▶ [What you will do]
Copy exactly the lines from the beginning of the data down to and including the line holding "fig.savefig('out.png', dpi=100)", without any pictures.

▶ [Data provided]
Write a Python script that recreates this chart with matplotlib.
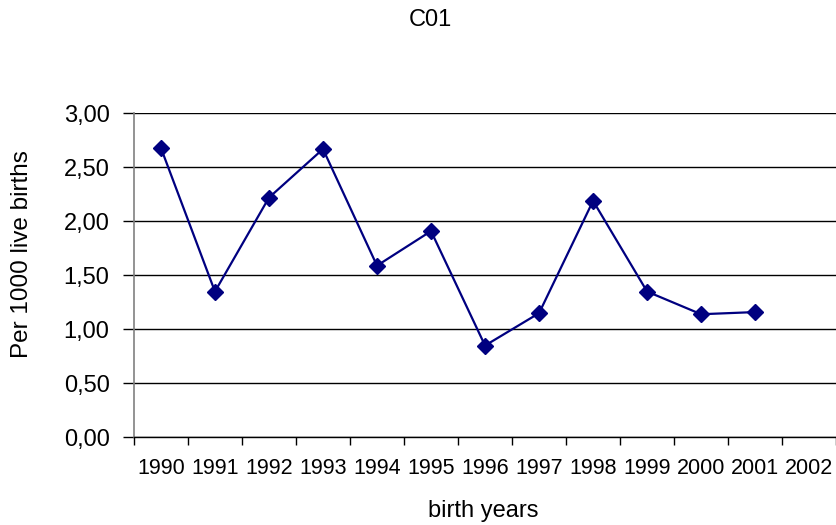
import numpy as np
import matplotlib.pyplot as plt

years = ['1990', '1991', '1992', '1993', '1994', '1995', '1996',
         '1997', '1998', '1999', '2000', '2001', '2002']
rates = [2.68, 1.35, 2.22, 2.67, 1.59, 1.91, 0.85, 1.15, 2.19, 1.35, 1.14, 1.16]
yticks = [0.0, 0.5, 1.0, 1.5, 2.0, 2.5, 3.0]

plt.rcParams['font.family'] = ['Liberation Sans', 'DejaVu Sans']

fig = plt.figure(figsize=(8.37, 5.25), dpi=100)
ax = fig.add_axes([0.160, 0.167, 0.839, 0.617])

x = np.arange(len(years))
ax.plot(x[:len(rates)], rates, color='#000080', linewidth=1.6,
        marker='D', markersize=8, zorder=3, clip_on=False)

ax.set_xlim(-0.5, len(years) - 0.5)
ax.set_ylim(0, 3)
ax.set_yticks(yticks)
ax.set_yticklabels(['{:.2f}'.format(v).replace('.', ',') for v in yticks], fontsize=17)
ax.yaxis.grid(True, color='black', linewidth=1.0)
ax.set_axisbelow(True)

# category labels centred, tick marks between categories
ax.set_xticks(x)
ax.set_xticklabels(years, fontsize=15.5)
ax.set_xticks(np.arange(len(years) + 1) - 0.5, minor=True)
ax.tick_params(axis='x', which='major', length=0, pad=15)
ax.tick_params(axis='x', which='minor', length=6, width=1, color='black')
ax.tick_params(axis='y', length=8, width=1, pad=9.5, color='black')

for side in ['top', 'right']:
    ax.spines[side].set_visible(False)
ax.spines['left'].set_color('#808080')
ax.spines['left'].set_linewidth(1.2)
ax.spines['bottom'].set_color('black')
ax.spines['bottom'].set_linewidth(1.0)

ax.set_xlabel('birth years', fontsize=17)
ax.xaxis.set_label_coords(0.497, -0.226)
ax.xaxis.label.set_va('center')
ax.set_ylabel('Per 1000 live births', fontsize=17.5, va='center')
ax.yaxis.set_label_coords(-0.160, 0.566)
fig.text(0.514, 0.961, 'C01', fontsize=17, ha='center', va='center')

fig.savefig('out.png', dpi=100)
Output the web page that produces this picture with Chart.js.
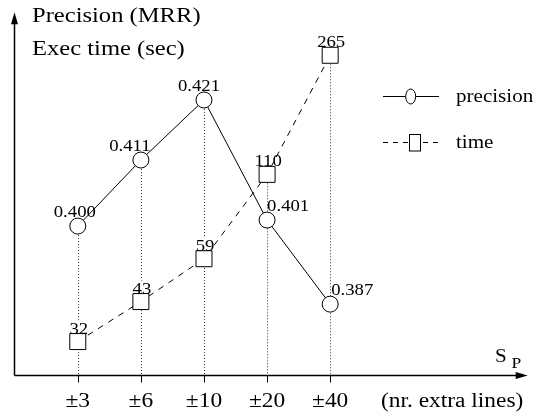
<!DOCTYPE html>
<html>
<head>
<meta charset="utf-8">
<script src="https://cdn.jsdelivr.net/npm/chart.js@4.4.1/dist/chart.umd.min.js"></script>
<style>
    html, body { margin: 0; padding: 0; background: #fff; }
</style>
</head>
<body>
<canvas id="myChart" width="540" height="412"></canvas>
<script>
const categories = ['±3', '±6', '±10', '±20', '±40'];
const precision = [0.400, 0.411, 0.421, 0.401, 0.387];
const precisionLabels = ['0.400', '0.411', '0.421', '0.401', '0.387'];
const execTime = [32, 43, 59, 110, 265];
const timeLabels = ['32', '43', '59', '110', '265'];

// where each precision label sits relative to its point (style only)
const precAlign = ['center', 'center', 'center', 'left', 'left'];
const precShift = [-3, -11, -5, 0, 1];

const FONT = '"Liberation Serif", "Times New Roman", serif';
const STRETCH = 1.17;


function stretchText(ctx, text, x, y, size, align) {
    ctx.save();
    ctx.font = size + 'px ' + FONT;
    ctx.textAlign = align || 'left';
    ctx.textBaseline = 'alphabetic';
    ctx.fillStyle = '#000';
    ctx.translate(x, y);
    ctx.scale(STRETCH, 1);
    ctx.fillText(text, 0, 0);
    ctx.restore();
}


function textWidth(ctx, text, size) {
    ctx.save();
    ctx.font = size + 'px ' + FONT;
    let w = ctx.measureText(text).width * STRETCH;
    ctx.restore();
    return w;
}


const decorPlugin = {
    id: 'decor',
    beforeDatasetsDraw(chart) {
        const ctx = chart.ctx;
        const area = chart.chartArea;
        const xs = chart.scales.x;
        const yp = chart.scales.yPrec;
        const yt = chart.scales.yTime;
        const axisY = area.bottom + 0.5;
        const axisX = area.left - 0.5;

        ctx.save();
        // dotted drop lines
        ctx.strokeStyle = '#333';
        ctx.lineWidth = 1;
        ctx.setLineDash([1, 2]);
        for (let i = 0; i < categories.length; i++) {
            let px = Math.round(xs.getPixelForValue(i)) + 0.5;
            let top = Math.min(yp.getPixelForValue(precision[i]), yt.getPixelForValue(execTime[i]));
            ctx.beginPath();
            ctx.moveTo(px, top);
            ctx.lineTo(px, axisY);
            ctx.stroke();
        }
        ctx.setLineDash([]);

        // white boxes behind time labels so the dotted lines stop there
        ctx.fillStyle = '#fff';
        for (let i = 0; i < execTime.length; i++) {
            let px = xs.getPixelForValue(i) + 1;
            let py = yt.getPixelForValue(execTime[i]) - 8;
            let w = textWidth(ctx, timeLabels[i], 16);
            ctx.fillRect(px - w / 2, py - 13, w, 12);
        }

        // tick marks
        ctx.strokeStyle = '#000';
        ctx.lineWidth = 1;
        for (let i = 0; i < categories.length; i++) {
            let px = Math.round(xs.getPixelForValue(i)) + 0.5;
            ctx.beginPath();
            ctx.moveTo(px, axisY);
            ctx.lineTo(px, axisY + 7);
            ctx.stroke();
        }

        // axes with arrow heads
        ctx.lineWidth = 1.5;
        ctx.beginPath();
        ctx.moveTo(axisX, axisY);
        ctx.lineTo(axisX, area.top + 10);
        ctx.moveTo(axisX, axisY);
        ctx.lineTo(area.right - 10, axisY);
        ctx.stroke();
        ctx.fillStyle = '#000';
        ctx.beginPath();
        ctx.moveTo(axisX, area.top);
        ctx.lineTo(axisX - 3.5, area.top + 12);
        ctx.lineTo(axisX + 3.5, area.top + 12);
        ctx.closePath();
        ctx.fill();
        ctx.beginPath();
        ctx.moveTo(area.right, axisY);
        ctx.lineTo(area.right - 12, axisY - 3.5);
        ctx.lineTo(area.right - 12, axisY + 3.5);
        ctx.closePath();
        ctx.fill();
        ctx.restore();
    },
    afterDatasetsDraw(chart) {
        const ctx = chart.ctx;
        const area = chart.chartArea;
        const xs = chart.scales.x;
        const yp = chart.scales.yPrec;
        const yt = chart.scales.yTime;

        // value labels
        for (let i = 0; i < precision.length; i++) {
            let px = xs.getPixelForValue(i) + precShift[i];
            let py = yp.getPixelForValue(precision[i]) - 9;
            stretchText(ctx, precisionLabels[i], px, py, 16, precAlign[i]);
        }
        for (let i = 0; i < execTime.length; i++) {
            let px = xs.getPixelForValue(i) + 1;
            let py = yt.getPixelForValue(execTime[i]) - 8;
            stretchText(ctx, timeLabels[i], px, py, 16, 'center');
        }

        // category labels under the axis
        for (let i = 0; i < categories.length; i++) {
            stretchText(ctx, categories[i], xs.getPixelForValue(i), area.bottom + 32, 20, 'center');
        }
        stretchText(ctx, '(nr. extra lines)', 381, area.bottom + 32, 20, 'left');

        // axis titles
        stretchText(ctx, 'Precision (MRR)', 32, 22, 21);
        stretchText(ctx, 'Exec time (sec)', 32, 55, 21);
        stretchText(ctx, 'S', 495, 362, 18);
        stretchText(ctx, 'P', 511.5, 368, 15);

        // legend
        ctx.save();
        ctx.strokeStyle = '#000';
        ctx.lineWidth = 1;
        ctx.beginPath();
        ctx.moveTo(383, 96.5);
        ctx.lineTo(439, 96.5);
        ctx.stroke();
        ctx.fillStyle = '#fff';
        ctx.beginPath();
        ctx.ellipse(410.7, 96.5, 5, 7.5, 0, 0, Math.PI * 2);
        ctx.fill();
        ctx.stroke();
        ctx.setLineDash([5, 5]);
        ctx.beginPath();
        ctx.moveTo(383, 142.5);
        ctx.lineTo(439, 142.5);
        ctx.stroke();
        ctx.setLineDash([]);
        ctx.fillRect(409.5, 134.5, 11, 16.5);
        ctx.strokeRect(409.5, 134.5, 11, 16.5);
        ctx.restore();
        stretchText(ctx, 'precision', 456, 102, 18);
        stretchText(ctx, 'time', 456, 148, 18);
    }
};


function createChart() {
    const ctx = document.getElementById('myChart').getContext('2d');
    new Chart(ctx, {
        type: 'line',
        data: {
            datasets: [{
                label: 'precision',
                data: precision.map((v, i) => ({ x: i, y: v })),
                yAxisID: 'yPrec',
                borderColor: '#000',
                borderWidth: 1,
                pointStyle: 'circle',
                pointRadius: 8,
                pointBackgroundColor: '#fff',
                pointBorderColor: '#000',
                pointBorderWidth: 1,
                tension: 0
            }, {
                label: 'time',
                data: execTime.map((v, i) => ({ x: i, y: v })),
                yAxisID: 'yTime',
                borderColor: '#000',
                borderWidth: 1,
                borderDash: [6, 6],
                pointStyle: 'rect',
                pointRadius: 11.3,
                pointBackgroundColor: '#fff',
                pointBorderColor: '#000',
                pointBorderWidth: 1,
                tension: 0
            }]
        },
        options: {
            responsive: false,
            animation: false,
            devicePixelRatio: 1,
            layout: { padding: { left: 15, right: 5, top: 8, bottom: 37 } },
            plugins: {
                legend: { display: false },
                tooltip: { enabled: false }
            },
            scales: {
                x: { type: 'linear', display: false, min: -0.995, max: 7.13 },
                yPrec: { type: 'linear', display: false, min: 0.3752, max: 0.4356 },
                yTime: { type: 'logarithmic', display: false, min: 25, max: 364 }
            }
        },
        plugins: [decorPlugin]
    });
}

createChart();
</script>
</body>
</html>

▶ [Output]
Write a Python script that recreates this chart with matplotlib.
import numpy as np
import matplotlib.pyplot as plt

years = ['1990', '1991', '1992', '1993', '1994', '1995', '1996',
         '1997', '1998', '1999', '2000', '2001', '2002']
rates = [2.68, 1.35, 2.22, 2.67, 1.59, 1.91, 0.85, 1.15, 2.19, 1.35, 1.14, 1.16]
yticks = [0.0, 0.5, 1.0, 1.5, 2.0, 2.5, 3.0]

plt.rcParams['font.family'] = ['Liberation Sans', 'DejaVu Sans']

fig = plt.figure(figsize=(8.37, 5.25), dpi=100)
ax = fig.add_axes([0.160, 0.167, 0.839, 0.617])

x = np.arange(len(years))
ax.plot(x[:len(rates)], rates, color='#000080', linewidth=1.6,
        marker='D', markersize=8, zorder=3, clip_on=False)

ax.set_xlim(-0.5, len(years) - 0.5)
ax.set_ylim(0, 3)
ax.set_yticks(yticks)
ax.set_yticklabels(['{:.2f}'.format(v).replace('.', ',') for v in yticks], fontsize=17)
ax.yaxis.grid(True, color='black', linewidth=1.0)
ax.set_axisbelow(True)

# category labels centred, tick marks between categories
ax.set_xticks(x)
ax.set_xticklabels(years, fontsize=15.5)
ax.set_xticks(np.arange(len(years) + 1) - 0.5, minor=True)
ax.tick_params(axis='x', which='major', length=0, pad=15)
ax.tick_params(axis='x', which='minor', length=6, width=1, color='black')
ax.tick_params(axis='y', length=8, width=1, pad=9.5, color='black')

for side in ['top', 'right']:
    ax.spines[side].set_visible(False)
ax.spines['left'].set_color('#808080')
ax.spines['left'].set_linewidth(1.2)
ax.spines['bottom'].set_color('black')
ax.spines['bottom'].set_linewidth(1.0)

ax.set_xlabel('birth years', fontsize=17)
ax.xaxis.set_label_coords(0.497, -0.226)
ax.xaxis.label.set_va('center')
ax.set_ylabel('Per 1000 live births', fontsize=17.5, va='center')
ax.yaxis.set_label_coords(-0.160, 0.566)
fig.text(0.514, 0.961, 'C01', fontsize=17, ha='center', va='center')

fig.savefig('out.png', dpi=100)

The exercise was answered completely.